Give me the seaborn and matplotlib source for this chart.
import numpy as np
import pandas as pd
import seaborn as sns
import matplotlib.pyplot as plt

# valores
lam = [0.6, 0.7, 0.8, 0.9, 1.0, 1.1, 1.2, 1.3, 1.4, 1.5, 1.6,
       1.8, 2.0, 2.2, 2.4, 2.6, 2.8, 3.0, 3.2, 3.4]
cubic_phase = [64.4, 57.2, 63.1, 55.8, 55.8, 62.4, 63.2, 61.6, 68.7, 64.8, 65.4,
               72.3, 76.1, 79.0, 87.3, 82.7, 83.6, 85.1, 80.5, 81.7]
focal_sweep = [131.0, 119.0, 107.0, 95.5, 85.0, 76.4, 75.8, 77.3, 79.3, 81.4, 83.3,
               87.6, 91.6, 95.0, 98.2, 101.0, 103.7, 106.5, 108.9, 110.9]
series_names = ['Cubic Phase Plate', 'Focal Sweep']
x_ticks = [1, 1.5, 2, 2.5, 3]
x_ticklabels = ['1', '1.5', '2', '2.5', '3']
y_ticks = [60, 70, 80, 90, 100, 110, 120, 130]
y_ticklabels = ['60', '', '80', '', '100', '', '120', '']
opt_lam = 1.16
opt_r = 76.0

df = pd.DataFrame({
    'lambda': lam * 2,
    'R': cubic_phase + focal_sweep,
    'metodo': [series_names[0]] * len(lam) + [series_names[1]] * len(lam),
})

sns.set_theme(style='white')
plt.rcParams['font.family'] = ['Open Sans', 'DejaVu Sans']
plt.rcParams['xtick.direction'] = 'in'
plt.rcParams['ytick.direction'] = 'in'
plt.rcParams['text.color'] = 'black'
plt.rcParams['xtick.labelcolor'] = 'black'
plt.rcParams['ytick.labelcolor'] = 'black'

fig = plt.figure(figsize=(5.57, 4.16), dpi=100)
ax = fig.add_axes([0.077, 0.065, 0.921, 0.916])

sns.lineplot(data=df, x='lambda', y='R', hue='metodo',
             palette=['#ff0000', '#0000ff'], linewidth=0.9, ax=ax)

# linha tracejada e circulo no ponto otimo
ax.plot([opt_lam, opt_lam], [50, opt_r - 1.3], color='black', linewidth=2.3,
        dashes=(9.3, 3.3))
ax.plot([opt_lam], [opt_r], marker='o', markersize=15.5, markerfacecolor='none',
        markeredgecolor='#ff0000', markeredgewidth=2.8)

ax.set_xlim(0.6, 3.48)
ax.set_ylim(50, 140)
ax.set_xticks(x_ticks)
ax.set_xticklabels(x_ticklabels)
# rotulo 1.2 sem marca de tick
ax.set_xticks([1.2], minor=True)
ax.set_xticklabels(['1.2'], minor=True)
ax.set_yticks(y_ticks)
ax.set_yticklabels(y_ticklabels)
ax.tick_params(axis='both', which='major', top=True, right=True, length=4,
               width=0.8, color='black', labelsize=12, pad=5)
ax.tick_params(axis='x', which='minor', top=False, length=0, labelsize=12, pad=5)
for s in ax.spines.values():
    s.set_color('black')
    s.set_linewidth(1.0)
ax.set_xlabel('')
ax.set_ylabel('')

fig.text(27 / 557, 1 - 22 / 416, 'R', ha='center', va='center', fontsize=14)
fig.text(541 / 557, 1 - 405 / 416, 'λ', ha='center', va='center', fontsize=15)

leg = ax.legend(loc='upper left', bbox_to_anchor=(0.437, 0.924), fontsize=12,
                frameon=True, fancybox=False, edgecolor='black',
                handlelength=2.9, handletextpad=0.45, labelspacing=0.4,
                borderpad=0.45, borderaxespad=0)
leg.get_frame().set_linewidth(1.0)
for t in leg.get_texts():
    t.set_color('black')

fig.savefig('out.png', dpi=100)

★ ★ ★ ★ ★ ★ ★

• _Problem statement_
Word for word, quote the lines of the material from the first line through the line with "import matplotlib.pyplot as plt", both ends included.

• _Task response_
Give me the seaborn and matplotlib source for this chart.
import numpy as np
import pandas as pd
import seaborn as sns
import matplotlib.pyplot as plt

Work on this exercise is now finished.